Dr. Landay is Assistant Professor of Computer Science at the University of California, Berkeley. He received his B.S. degree in electrical engineering and computer science at Berkeley in 1990 and his M.S. and Ph.D. degrees from Carnegie Mellon University in 1993 and 1996, respectively. His Ph.D. dissertation was the first to demonstrate the use of sketching in user interface design tools. He has published extensively in the area of user interfaces, including articles on user interface design tools, gesture recognition, pen-based user interfaces, mobile computing, and visual languages. Dr. Landay has also contributed to a number of important user interface systems, including the Garnet and RUSE user interface management systems at Carnegie Mellon and the ROCKIT constraint specification tool at the Paris Research Laboratory of the former Digital Equipment Corporation. He also explored the problems in scaling user interfaces to large display surfaces at Xerox's Palo Alto Research Laboratory (PARC). In addition, he developed the user interface for Software Publishing Corporation's database product, PFS: Professional File 2.0. He has also worked at several well-known Silicon Valley startups, including GO Corporation and Ardent Computer.
Richard C. Davis
Virtual Ink Corporation, 56 Roland Street, Suite 306, Boston, Massachusetts 02129 (electronic mail: rcdavis@virtual-ink.com).

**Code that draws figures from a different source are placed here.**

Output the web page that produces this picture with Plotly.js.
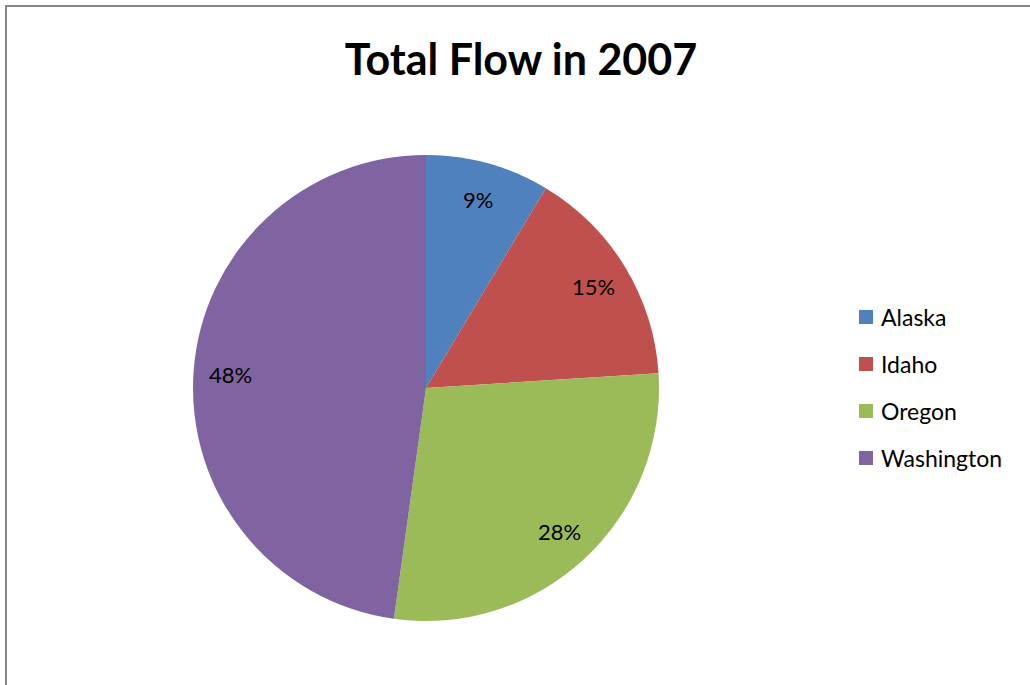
<!DOCTYPE html>
<html>
<head>
<meta charset="utf-8">
<script src="https://cdn.plot.ly/plotly-3.0.1.min.js"></script>
<style>
  html, body { margin: 0; padding: 0; background: #fff; overflow: hidden; }
  #frame { position: absolute; left: 5px; top: 5px; width: 1040px; height: 700px;
           border-left: 2px solid #868686; border-top: 2px solid #868686; }
  #chart { position: absolute; left: 0; top: 0; width: 1030px; height: 685px; }
</style>
</head>
<body>
<div id="frame"></div>
<div id="chart"></div>
<script>
const categories = ["Alaska", "Idaho", "Oregon", "Washington"];
const values = [8.6, 15.4, 28.2, 47.8];
const colors = ["#4F81BD", "#C0504D", "#9BBB59", "#8064A2"];
const chartTitle = "Total Flow in 2007";

const W = 1030, H = 685;
const FONT = "Lato, 'Open Sans', sans-serif";

// pie geometry (pixels)
const pieL = 193, pieR = 659, pieT = 155, pieB = 621;
const cx = (pieL + pieR) / 2, cy = (pieT + pieB) / 2, R = (pieR - pieL) / 2;

const trace = {
  type: "pie",
  labels: categories,
  values: values,
  sort: false,
  direction: "clockwise",
  rotation: 0,
  marker: { colors: colors, line: { width: 0 } },
  textinfo: "none",
  hoverinfo: "label+percent",
  showlegend: false,
  domain: { x: [pieL / W, pieR / W], y: [1 - pieB / H, 1 - pieT / H] }
};

const shapes = [], annotations = [];

// percent labels placed along each slice's bisector (Excel-style, near the rim)
const total = values.reduce((a, b) => a + b, 0);
let cum = 0;
values.forEach((v, i) => {
  const mid = (cum + v / 2) / total * 2 * Math.PI;
  cum += v;
  const r = 0.84 * R;
  const px = cx + r * Math.sin(mid), py = cy - r * Math.cos(mid);
  annotations.push({
    xref: "paper", yref: "paper", x: px / W, y: 1 - py / H,
    xanchor: "center", yanchor: "middle", showarrow: false,
    text: Math.round(v / total * 100) + "%",
    font: { family: FONT, size: 22, color: "#000" }
  });
});

// legend drawn from the categories / colors arrays
const legendX = 859, legendY0 = 317, legendStep = 47, sw = 14;
categories.forEach((c, i) => {
  const ly = legendY0 + i * legendStep;
  shapes.push({
    type: "rect", xref: "paper", yref: "paper",
    x0: legendX / W, x1: (legendX + sw) / W,
    y0: 1 - (ly + sw / 2) / H, y1: 1 - (ly - sw / 2) / H,
    fillcolor: colors[i], line: { width: 0 }
  });
  annotations.push({
    xref: "paper", yref: "paper", x: (legendX + 20) / W, y: 1 - ly / H,
    xanchor: "left", yanchor: "middle", showarrow: false,
    text: c, font: { family: FONT, size: 23, color: "#000" }
  });
});

const layout = {
  width: W, height: H,
  margin: { l: 0, r: 0, t: 0, b: 0 },
  paper_bgcolor: "rgba(0,0,0,0)",
  plot_bgcolor: "rgba(0,0,0,0)",
  title: {
    text: "<b>" + chartTitle + "</b>",
    x: 521 / W, xanchor: "center", xref: "paper",
    y: 1 - 60 / H, yanchor: "middle", yref: "paper",
    font: { family: FONT, size: 43, color: "#000" }
  },
  showlegend: false,
  shapes: shapes,
  annotations: annotations
};

Plotly.newPlot("chart", [trace], layout, { displayModeBar: false });
</script>
</body>
</html>
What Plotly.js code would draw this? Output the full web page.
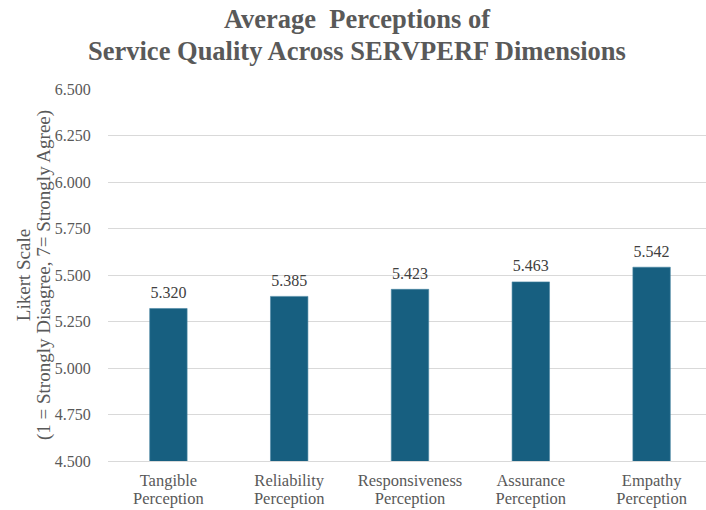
<!DOCTYPE html>
<html>
<head>
<meta charset="utf-8">
<script src="https://cdn.plot.ly/plotly-3.0.1.min.js"></script>
<style>
  html, body { margin: 0; padding: 0; overflow: hidden; background: #fff; }
  #chart { width: 714px; height: 510px; }
</style>
</head>
<body>
<div id="chart"></div>
<script>
const categories = [
  "Tangible Perception",
  "Reliability Perception",
  "Responsiveness Perception",
  "Assurance Perception",
  "Empathy Perception"
];
const meanScores = [5.320, 5.385, 5.423, 5.463, 5.542];
const yTickValues = [4.5, 4.75, 5.0, 5.25, 5.5, 5.75, 6.0, 6.25, 6.5];
const titleLines = ["Average  Perceptions of", "Service Quality Across SERVPERF Dimensions"];
const yTitleLines = ["Likert Scale", "(1 = Strongly Disagree, 7= Strongly Agree)"];

const serif = "'Liberation Serif', 'Times New Roman', serif";
const grey = "#595959";

// tight line spacing: small base font for line pitch, larger span for glyphs
const wrapLines = (lines, px) => lines.map(l => `<span style="font-size:${px}px">${l}</span>`).join("<br>");
const tickText = categories.map(c => wrapLines(c.split(" "), 16.5));

const trace = {
  type: "bar",
  x: categories,
  y: meanScores,
  marker: { color: "#175f80", line: { color: "#4a86a3", width: 0.6 } },
  texttemplate: "<span style='font-size:16px'>%{y:.3f}</span><br><span style='font-size:6px'>&nbsp;</span>",
  textposition: "outside",
  cliponaxis: false,
  textfont: { family: serif, size: 5, color: "#404040" },
  hoverinfo: "skip"
};

const layout = {
  width: 714,
  height: 510,
  margin: { l: 108, r: 2, t: 89, b: 49 },
  paper_bgcolor: "#ffffff",
  plot_bgcolor: "#ffffff",
  bargap: 0.69,
  showlegend: false,
  uniformtext: { mode: false },
  annotations: [{
    text: "<b>" + wrapLines(titleLines, 26.5) + "</b>",
    font: { family: serif, size: 24.5, color: grey },
    xref: "paper", x: (357 - 108) / 604, xanchor: "center",
    yref: "paper", y: 1, yanchor: "bottom", yshift: 21,
    showarrow: false
  }],
  xaxis: {
    type: "category",
    tickvals: categories,
    ticktext: tickText,
    showgrid: false,
    showline: true,
    linecolor: "#d9d9d9",
    linewidth: 1,
    ticks: "outside",
    ticklen: 8,
    tickcolor: "rgba(0,0,0,0)",
    tickfont: { family: serif, size: 13.5, color: grey },
    fixedrange: true
  },
  yaxis: {
    range: [4.5, 6.5],
    tickvals: yTickValues,
    tickformat: ".3f",
    showgrid: true,
    gridcolor: "#d9d9d9",
    gridwidth: 1,
    zeroline: false,
    showline: false,
    ticks: "outside",
    ticklen: 13,
    tickcolor: "rgba(0,0,0,0)",
    tickfont: { family: serif, size: 16, color: grey },
    title: {
      text: wrapLines(yTitleLines, 19),
      font: { family: serif, size: 15.5, color: grey },
      standoff: 0
    },
    automargin: false,
    fixedrange: true
  }
};

Plotly.newPlot("chart", [trace], layout, { displayModeBar: false, staticPlot: true });
</script>
</body>
</html>
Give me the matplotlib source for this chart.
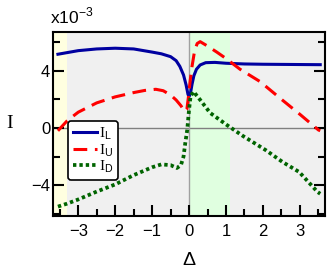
import numpy as np
import matplotlib
matplotlib.use("Agg")
import matplotlib.pyplot as plt
from matplotlib.ticker import MultipleLocator

plt.rcParams['font.family'] = ['Liberation Sans', 'DejaVu Sans']
plt.rcParams['mathtext.fontset'] = 'custom'
plt.rcParams['mathtext.rm'] = 'Liberation Serif'
plt.rcParams['mathtext.sf'] = 'Liberation Sans'

# values in units of 1e-3
xl = [-3.55, -3.0, -2.5, -2.0, -1.5, -1.0, -0.75, -0.5, -0.35, -0.25, -0.15, -0.08,
      -0.03, 0.0, 0.04, 0.08, 0.13, 0.2, 0.3, 0.45, 0.7, 1.0, 1.5, 2.0, 2.5, 3.0, 3.55]
il = [5.15, 5.40, 5.52, 5.57, 5.52, 5.30, 5.18, 4.98, 4.70, 4.30, 3.70, 3.00,
      2.35, 2.19, 2.45, 3.05, 3.65, 4.10, 4.40, 4.56, 4.58, 4.52, 4.47, 4.45, 4.44, 4.43, 4.42]

xu = [-3.55, -3.3, -3.0, -2.5, -2.0, -1.5, -1.2, -0.9, -0.7, -0.5, -0.35, -0.22,
      -0.12, -0.06, -0.02, 0.03, 0.08, 0.15, 0.22, 0.3, 0.5, 0.75, 1.0, 1.38, 1.92,
      2.5, 3.0, 3.5, 3.55]
iu = [-0.2, 0.5, 1.1, 1.75, 2.17, 2.47, 2.62, 2.70, 2.60, 2.30, 1.95, 1.55,
      1.15, 1.3, 2.1, 3.3, 4.3, 5.4, 5.9, 6.03, 5.72, 5.3, 4.85, 4.1, 3.24,
      2.0, 0.95, -0.14, -0.2]

xd = [-3.55, -3.3, -3.0, -2.5, -2.0, -1.5, -1.0, -0.75, -0.5, -0.33, -0.22, -0.15,
      -0.1, -0.05, 0.0, 0.04, 0.12, 0.3, 0.57, 1.02, 1.45, 2.08, 2.53, 2.98, 3.48, 3.55]
idd = [-5.5, -5.29, -5.0, -4.45, -3.95, -3.3, -2.75, -2.55, -2.6, -2.8, -2.6, -2.0,
       -1.0, -0.14, 1.3, 2.2, 2.54, 1.96, 1.05, 0.21, -0.55, -1.56, -2.38, -3.08, -4.48, -4.6]

fig = plt.figure(figsize=(3.32, 2.74), dpi=100)
ax = fig.add_axes([0.16, 0.212, 0.819, 0.671])
ax.set_facecolor('#f0f0f0')

ax.axvspan(-3.7, -3.3, color='#ffffe0', lw=0, zorder=0)
ax.axvspan(0, 1.1, color='#e0ffe0', lw=0, zorder=0)
ax.axhline(0, color='#808080', lw=1, zorder=1)
ax.axvline(0, color='#a0a0a0', lw=1, zorder=1)

ax.plot(xl, il, color='#0000a0', lw=2.2, label=r'$\mathrm{I}_\mathsf{L}$', zorder=3)
ax.plot(xu, iu, color='#ff0000', lw=2.2, dashes=(4.5, 2.5), label=r'$\mathrm{I}_\mathsf{U}$', zorder=3)
ax.plot(xd, idd, color='#006400', lw=2.7, dashes=(0.9, 0.8), label=r'$\mathrm{I}_\mathsf{D}$', zorder=3)

ax.set_xlim(-3.68, 3.68)
ax.set_ylim(-6.15, 6.7)
ax.xaxis.set_major_locator(MultipleLocator(1))
ax.xaxis.set_minor_locator(MultipleLocator(0.5))
ax.yaxis.set_major_locator(MultipleLocator(4))
ax.yaxis.set_minor_locator(MultipleLocator(2))

ax.tick_params(which='both', direction='in', width=1.5, right=True, top=False, labelsize=12)
ax.tick_params(which='major', length=8)
ax.tick_params(which='minor', length=5)
ax.tick_params(axis='x', pad=6)
ax.tick_params(axis='y', pad=2)
for s in ax.spines.values():
    s.set_linewidth(1.5)

ax.set_xlabel('Δ', fontsize=14, labelpad=9)
ax.set_ylabel('I', fontsize=14, family='Liberation Serif', rotation=0, labelpad=16, va='center')
fig.text(0.15, 0.94, r'x10$^{\mathsf{-3}}$', fontsize=12.5, ha='left', va='center')

leg = ax.legend(loc='lower left', bbox_to_anchor=(0.055, 0.196), borderaxespad=0,
                fontsize=11, handlelength=1.6, handletextpad=0.1, labelspacing=0.0,
                borderpad=0.3, fancybox=True, framealpha=1, facecolor='white')
leg.get_frame().set_edgecolor('black')
leg.get_frame().set_linewidth(1.2)

fig.savefig('out.png', dpi=100)
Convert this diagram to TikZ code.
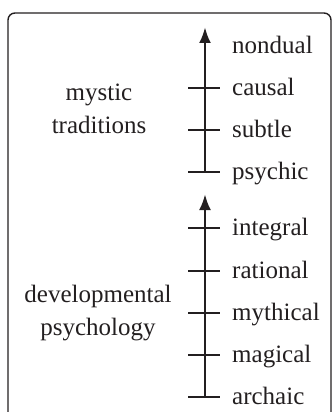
\documentclass[tikz,border=0pt]{standalone}
\usepackage{fontspec}
\setmainfont{Liberation Serif}
\usetikzlibrary{arrows.meta}
\definecolor{ink}{HTML}{231F20}
\begin{document}
\begin{tikzpicture}[x=1pt,y=-1pt,
  lbl/.style={font=\fontsize{25}{33}\selectfont, anchor=base west, inner sep=0pt, text=ink},
  grp/.style={font=\fontsize{25}{33}\selectfont, anchor=base, inner sep=0pt, text=ink},
  axisline/.style={draw=ink, line width=2.8pt, -{Latex[length=16pt,width=12pt]}},
  tick/.style={draw=ink, line width=2.8pt},
  frame/.style={draw=ink, line width=1.4pt, rounded corners=7pt}]
\useasboundingbox (0,0) rectangle (333,412);
\draw[frame] (8,424) -- (8,13) -- (331,13) -- (331,424);
% upper scale
\coordinate (utop) at (205,27);
\coordinate (ucausal) at (205,88);
\coordinate (usubtle) at (205,130);
\coordinate (upsychic) at (205,172);
\draw[axisline] (upsychic) -- (utop);
\foreach \t in {ucausal,usubtle,upsychic}{\draw[tick] ([xshift=-17pt]\t) -- ([xshift=15pt]\t);}
\node[lbl] (nondual) at (232,53) {nondual};
\node[lbl] (causal) at (232,95) {causal};
\node[lbl] (subtle) at (232,137) {subtle};
\node[lbl] (psychic) at (232,179) {psychic};
\node[grp] (mystic) at (99,100) {mystic};
\node[grp] (traditions) at (99,133) {traditions};
% lower scale
\coordinate (ltop) at (205,194);
\coordinate (lintegral) at (205,228);
\coordinate (lrational) at (205,271);
\coordinate (lmythical) at (205,313);
\coordinate (lmagical) at (205,355);
\coordinate (larchaic) at (205,397);
\draw[axisline] (larchaic) -- (ltop);
\foreach \t in {lintegral,lrational,lmythical,lmagical,larchaic}{\draw[tick] ([xshift=-17pt]\t) -- ([xshift=15pt]\t);}
\node[lbl] (integral) at (232,235) {integral};
\node[lbl] (rational) at (232,278) {rational};
\node[lbl] (mythical) at (232,320) {mythical};
\node[lbl] (magical) at (232,362) {magical};
\node[lbl] (archaic) at (232,404) {archaic};
\node[grp] (developmental) at (98,302) {developmental};
\node[grp] (psychology) at (98,335) {psychology};
\end{tikzpicture}
\end{document}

Mr. Davis is a software architect at Virtual Ink Corporation. He received his B.S. and master's degrees in electrical engineering and computer science from the Massachusetts Institute of Technology in 1995. In 1996, after a year at Intel Corporation working on VLSI design processes, he entered the University of California at Berkeley where he did research in sketching and digital ink-based note-taking systems that support collaborative work. He has also worked on digital ink-based note-taking systems at Fuji-Xerox Palo Alto Laboratory (FXPAL) and ink with audio note-taking systems at AT&T Labs Research. At Virtual Ink, Mr. Davis has participated in the design of mimio, a device that captures and records notes taken on any conventional whiteboard. He is currently designing new systems for manipulating and sharing whiteboard notes.